As for shared vs. unshared revenues (NOT profits, revenues), we have to remember why that distinction exists to begin with. I am nothing like a cap expert, but it's pretty clear that "shared vs. unshared" is the linchpin to the entire financial framework of the salary-capped NFL. It's how they balance the collective action of a league with 32 individual business owners, and the need for on-field parity with incentive for individual initiative.
Other more informed posters may correct me, but here's my understanding:
The league shares basic football-generated income equally. This includes national broadcasting and internet revenue, licensed merchandise, and ticket sales. But auxiliary stadium-generated revenue like concessions, naming rights, parking, luxury boxes and signage remain with the team that earned them (i.e. unshared). That's how teams like the Patriots pay for building and operating first-class stadiums. If they only got 1/32 of the revenue for all that, they couldn't afford the stadium at all. And they wouldn't have the incentive to aggressively pursue that revenue. And so that part of league revenue simply wouldn't exist -- and the Dallas Cowboys franchise wouldn't be worth any more than the Jacksonville Jaguars.
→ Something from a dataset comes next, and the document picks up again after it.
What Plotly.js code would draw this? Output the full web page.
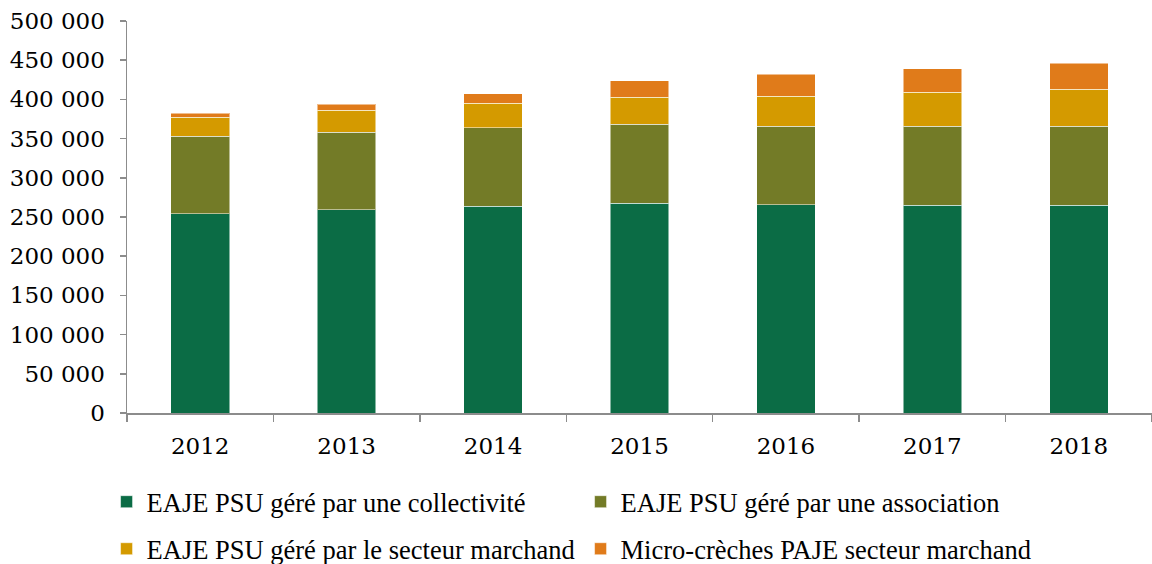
<!DOCTYPE html>
<html>
<head>
<meta charset="utf-8">
<script src="https://cdn.plot.ly/plotly-3.0.1.min.js"></script>
<style>html,body{margin:0;padding:0;background:#fff;}#chart{width:1152px;height:564px;}</style>
</head>
<body>
<div id="chart"></div>
<script>
const years = ['2012', '2013', '2014', '2015', '2016', '2017', '2018'];
const collectivite = [254000, 259000, 263500, 267500, 265500, 265000, 265000];
const association = [99000, 99000, 100500, 100500, 100500, 101000, 100700];
const secteurMarchand = [24000, 28000, 31000, 34500, 38000, 43000, 47500];
const microCreches = [5500, 8000, 12000, 21500, 28000, 30000, 33000];
const seriesNames = [
  'EAJE PSU géré par une collectivité',
  'EAJE PSU géré par une association',
  'EAJE PSU géré par le secteur marchand',
  'Micro-crèches PAJE secteur marchand'
];
const colors = ['#0B6C45', '#737B27', '#D49A00', '#E07B1A'];
const values = [collectivite, association, secteurMarchand, microCreches];
const legendOf = ['legend', 'legend', 'legend2', 'legend2'];

const traces = values.map((v, i) => ({
  type: 'bar',
  x: years,
  y: v,
  name: seriesNames[i],
  legend: legendOf[i],
  marker: {color: colors[i], line: {color: 'rgba(255,255,255,0.5)', width: 1}},
  hoverinfo: 'skip'
}));

const legendBase = {
  orientation: 'h',
  xref: 'container',
  yref: 'container',
  x: 0.0925,
  xanchor: 'left',
  yanchor: 'middle',
  entrywidth: 429,
  entrywidthmode: 'pixels',
  traceorder: 'normal',
  font: {family: 'Liberation Serif, serif', size: 26.5, color: '#000'},
  itemclick: false,
  itemdoubleclick: false,
  bgcolor: 'rgba(0,0,0,0)'
};

const layout = {
  width: 1152,
  height: 564,
  barmode: 'stack',
  bargap: 0.6,
  separators: ', ',
  paper_bgcolor: '#ffffff',
  plot_bgcolor: '#ffffff',
  margin: {l: 127, r: 0, t: 21, b: 151},
  font: {family: 'DejaVu Serif, serif', color: '#000000', size: 23},
  xaxis: {
    type: 'category',
    showgrid: false,
    showline: true,
    linecolor: '#8c8c8c',
    linewidth: 1.5,
    ticks: 'outside',
    tickson: 'boundaries',
    ticklen: 7,
    tickcolor: '#8c8c8c',
    tickwidth: 1.5,
    ticklabelstandoff: 12,
    tickfont: {family: 'DejaVu Serif, serif', size: 23, color: '#000'},
    zeroline: false
  },
  yaxis: {
    range: [0, 500000],
    tickvals: [0, 50000, 100000, 150000, 200000, 250000, 300000, 350000, 400000, 450000, 500000],
    tickformat: ',d',
    showgrid: false,
    showline: true,
    linecolor: '#8c8c8c',
    linewidth: 1.5,
    ticks: 'outside',
    ticklen: 6,
    tickcolor: '#8c8c8c',
    tickwidth: 1.5,
    ticklabelstandoff: 10,
    tickfont: {family: 'DejaVu Serif, serif', size: 23, color: '#000'},
    zeroline: false
  },
  showlegend: true,
  legend: Object.assign({}, legendBase, {y: 0.110}),
  legend2: Object.assign({}, legendBase, {y: 0.0266})
};

Plotly.newPlot('chart', traces, layout, {displayModeBar: false, staticPlot: true});
</script>
</body>
</html>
The cap is calculated based on shared revenue because its whole purpose is to promote parity. If you included unshared, you'd either be giving each team a different cap number or setting the cap at a level that most teams couldn't afford to come close to.
So it seems to me that saying "the league has to include unshared revenues in the cap calculation" is essentially saying "we have to blow up the entire financial framework of the modern NFL and start from scratch."